While photo documentation is great, sometimes it’s not enough.

Take a video walkthrough of the unit when you first move in and again when you move out,” suggest John and Melissa Steele with Team Steele San Diego Homes.

If the property manager tries to keep your deposit, your video will serve as proof that you kept the rental in quality condition.

“It makes it very hard for them to argue with you,” the Steeles add. “It has helped us save a few hundred dollars, and it only takes a few minutes.”

Further, keep a record of each time you contacted your property manager to report maintenance issues. And whenever reporting maintenance requests, do so via email or through a reporting system that sends you a confirmation. This serves as proof for your record keeping.

Contact your landlord

Confirm how far in advance you need to alert your landlord about your move-out date. While your rental agreement may already note this, a quick conversation serves as both a helpful confirmation and a courtesy to your landlord.

Clean thoroughly

In addition to the standard vacuuming and dusting, plan to do a serious deep clean if you want all of your deposit money back.

“This means behind and beneath appliances, plus details like light switches, door frames and more,” says Joyce.

And don’t forget to confirm whether your rental property is required to be professionally cleaned. If so, keep your service receipt as proof for your landlord.

Move out on the same day as your roommates

If possible, coordinate a move-out day with your roommates.

“You don’t want to leave it up to your roommate to make sure the apartment is perfectly cleaned and ready for the next tenant,” says Seth Wanta, Chicago resident. “You also don’t want your roommates to move out before you, leaving any junk for you to clean up. Make it a team effort!”

Do a mock inspection with friends

Invite some trusted friends over and go through your move-out checklist together. You may be surprised by how many things you would have missed if you went through your checklist solo.

Joyce suggests marking every damage or deterioration, because some of them are the landlord’s responsibility, while others should be deducted from your deposit.

Once you know who’s responsible for what, you can fix any issue that occurred during your occupancy.

 

Have your landlord do a mock inspection

Ask your landlord to do an unofficial inspection before your move-out date. This not only helps you assess what needs fixing but also allows both of you to get on the same page about what needs additional cleaning or repairs.

Give yourself a few days between this inspection and your move-out day so you have time to correct anything your landlord may be unhappy with.

Do necessary repairs

Small repairs like replacing light bulbs, filling nail holes and unclogging drains are small things that make a big difference.

“They’ll take you no more than an hour to complete, but they’ll raise the general condition of the property,” says Lauren Haynes, a supervisor with Star Domestic Cleaners. “The landlord will definitely appreciate the work done and will be less likely to claim deductions from the deposit.”

Additionally, Kristen Chuber with Paintzen advises painting a coat of the original paint color on any walls with scuffs or holes. Chuber suggests either going a DIY route for around $50 or hiring a service and asking for cheaper “whiteboxing” rates.
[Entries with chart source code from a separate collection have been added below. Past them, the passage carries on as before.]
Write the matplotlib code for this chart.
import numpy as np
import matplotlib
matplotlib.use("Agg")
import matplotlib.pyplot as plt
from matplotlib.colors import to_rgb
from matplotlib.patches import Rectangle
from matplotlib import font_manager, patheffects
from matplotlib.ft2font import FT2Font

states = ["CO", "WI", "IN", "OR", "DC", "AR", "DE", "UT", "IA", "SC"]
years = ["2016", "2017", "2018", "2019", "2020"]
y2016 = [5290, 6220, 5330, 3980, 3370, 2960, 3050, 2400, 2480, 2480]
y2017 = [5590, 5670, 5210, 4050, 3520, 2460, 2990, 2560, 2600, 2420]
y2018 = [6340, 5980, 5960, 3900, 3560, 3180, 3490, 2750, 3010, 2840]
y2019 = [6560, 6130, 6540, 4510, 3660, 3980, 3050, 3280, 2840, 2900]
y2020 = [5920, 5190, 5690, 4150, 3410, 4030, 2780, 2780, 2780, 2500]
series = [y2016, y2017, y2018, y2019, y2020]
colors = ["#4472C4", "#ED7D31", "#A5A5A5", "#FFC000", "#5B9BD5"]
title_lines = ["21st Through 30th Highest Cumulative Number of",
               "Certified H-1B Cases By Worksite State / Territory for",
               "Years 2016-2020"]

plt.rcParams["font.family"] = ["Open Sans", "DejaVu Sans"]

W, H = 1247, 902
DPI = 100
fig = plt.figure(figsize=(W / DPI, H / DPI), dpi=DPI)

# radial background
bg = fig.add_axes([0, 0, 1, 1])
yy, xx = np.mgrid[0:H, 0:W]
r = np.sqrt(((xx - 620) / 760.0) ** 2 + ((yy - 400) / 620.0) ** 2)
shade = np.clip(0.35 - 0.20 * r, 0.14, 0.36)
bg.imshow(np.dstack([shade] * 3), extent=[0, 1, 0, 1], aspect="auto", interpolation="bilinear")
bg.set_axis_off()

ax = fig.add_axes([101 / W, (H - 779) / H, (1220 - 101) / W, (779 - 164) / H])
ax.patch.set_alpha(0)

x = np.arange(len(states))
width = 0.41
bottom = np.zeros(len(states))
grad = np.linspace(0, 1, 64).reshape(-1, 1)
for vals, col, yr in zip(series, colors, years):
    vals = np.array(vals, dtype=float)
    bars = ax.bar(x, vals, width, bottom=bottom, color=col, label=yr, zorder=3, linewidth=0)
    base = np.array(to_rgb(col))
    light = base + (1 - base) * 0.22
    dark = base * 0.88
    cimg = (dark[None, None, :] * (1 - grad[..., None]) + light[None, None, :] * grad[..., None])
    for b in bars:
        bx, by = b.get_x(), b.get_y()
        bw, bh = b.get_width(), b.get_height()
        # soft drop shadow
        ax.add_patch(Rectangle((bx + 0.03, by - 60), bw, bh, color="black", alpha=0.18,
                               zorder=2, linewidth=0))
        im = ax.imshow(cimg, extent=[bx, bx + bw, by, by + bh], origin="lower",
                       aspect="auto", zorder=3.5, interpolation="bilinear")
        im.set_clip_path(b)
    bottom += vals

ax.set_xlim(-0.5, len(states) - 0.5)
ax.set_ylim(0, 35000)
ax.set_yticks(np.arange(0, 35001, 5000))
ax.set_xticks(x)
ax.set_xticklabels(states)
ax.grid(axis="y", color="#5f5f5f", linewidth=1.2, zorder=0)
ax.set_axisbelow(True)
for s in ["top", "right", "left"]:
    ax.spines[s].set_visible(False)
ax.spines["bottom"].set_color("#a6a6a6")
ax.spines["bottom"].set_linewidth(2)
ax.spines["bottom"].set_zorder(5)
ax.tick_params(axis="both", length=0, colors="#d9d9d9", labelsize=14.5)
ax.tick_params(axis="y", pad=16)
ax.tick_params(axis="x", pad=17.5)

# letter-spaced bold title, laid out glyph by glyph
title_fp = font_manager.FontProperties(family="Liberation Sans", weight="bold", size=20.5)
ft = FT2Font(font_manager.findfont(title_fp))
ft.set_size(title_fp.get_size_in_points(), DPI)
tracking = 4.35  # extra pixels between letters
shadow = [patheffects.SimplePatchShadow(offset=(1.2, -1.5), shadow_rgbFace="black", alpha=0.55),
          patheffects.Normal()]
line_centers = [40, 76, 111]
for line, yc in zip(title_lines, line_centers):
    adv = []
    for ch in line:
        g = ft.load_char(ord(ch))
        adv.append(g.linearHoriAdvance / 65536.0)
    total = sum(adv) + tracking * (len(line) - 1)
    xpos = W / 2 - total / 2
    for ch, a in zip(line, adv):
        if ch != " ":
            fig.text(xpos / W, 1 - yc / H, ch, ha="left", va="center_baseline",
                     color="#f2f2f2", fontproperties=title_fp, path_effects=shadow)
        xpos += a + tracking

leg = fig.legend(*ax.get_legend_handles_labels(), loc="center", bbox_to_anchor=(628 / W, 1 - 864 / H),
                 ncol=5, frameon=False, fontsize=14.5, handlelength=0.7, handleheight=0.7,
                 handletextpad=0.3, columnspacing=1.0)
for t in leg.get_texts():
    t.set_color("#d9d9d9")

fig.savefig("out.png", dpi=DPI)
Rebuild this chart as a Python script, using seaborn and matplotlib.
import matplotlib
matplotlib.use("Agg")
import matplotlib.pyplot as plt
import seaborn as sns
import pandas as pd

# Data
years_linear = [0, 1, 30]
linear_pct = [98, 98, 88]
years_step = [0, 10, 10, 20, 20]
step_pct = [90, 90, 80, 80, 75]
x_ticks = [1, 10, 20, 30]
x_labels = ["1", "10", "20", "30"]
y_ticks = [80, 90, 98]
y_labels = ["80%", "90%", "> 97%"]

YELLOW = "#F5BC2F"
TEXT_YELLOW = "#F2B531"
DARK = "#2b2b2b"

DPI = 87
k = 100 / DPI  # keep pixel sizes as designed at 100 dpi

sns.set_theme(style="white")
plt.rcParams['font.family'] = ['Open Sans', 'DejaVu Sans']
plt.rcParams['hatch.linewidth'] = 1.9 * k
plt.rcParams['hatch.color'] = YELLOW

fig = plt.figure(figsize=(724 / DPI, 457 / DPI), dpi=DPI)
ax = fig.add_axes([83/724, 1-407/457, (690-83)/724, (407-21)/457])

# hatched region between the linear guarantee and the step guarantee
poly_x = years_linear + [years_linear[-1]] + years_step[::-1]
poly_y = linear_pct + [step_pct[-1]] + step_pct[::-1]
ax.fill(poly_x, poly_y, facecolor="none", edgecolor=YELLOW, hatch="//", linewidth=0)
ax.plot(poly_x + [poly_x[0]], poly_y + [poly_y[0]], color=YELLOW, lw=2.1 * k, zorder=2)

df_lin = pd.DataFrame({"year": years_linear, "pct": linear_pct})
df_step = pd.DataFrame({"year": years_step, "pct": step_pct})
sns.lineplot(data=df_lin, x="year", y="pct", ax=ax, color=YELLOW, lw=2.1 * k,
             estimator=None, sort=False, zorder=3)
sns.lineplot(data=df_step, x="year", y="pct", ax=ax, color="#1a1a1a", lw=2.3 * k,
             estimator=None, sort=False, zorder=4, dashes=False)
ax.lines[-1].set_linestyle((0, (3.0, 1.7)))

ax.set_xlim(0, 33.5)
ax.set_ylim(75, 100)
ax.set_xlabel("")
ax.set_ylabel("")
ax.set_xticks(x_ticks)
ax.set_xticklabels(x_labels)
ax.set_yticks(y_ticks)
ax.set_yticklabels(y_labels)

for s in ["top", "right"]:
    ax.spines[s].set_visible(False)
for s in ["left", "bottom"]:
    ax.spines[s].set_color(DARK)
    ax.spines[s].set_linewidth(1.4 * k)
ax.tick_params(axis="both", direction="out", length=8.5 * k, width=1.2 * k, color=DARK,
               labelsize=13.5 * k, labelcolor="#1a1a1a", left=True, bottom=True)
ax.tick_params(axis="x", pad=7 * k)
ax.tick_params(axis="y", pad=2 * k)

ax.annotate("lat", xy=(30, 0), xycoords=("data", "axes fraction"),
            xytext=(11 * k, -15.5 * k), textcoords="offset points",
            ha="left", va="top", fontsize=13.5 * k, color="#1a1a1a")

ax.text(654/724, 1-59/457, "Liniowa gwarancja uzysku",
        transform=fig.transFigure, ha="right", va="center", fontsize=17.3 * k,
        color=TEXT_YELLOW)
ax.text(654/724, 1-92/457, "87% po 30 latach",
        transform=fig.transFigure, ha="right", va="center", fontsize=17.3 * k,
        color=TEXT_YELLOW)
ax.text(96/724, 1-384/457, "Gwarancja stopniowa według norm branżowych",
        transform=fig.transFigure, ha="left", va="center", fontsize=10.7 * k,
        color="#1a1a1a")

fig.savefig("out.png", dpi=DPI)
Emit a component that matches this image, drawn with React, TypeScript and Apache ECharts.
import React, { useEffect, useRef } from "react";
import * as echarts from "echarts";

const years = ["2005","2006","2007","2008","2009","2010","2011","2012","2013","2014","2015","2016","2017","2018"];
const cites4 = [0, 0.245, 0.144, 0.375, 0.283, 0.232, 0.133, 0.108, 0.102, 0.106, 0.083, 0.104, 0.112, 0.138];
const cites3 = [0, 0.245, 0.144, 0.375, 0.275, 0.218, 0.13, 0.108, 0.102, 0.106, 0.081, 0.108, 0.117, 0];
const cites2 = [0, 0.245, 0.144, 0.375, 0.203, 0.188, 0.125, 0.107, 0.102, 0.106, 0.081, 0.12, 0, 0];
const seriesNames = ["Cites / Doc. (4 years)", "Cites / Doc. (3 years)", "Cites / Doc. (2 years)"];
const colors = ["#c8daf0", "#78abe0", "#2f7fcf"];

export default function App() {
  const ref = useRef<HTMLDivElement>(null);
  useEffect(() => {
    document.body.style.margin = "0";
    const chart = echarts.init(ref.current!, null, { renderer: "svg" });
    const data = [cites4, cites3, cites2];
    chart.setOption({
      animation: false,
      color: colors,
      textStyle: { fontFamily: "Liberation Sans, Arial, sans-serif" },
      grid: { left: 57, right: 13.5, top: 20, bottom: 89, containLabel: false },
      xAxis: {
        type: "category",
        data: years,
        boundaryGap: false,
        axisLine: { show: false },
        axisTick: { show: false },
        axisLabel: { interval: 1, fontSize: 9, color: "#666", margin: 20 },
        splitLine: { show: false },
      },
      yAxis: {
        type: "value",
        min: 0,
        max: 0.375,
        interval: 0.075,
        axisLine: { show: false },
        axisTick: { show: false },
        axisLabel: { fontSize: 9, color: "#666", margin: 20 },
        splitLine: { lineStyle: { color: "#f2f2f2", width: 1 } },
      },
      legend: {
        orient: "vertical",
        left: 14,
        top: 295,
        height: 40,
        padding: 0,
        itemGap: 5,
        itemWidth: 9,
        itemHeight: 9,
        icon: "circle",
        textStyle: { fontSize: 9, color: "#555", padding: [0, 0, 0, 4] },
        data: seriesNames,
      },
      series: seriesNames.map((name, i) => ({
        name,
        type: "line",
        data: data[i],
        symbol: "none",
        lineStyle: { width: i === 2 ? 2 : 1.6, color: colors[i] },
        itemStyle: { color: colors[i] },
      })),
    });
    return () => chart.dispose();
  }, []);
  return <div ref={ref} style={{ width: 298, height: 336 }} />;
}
“Depending on the condition of your walls, this could be more cost-effective than losing that money out of your deposit, especially if your rental is small,” she says.

And if you don’t have the funds for either option? “The next best thing I’ve seen is the Magic Eraser,” Chuber adds. “It’s been my BFF when it comes to getting rid of scuffs and marks.”

Research local laws

It’s illegal in most states for a landlord to keep your security deposit without explanation, so research renter’s rights related to security deposits at the city, county and state level.

Good starting points for this information are the websites of your state’s attorney general and the U.S. Department of Housing and Urban Development. While your property manager should already be aware of these regulations, you should be too. Landlord-tenant laws exist to help you, but be your own advocate.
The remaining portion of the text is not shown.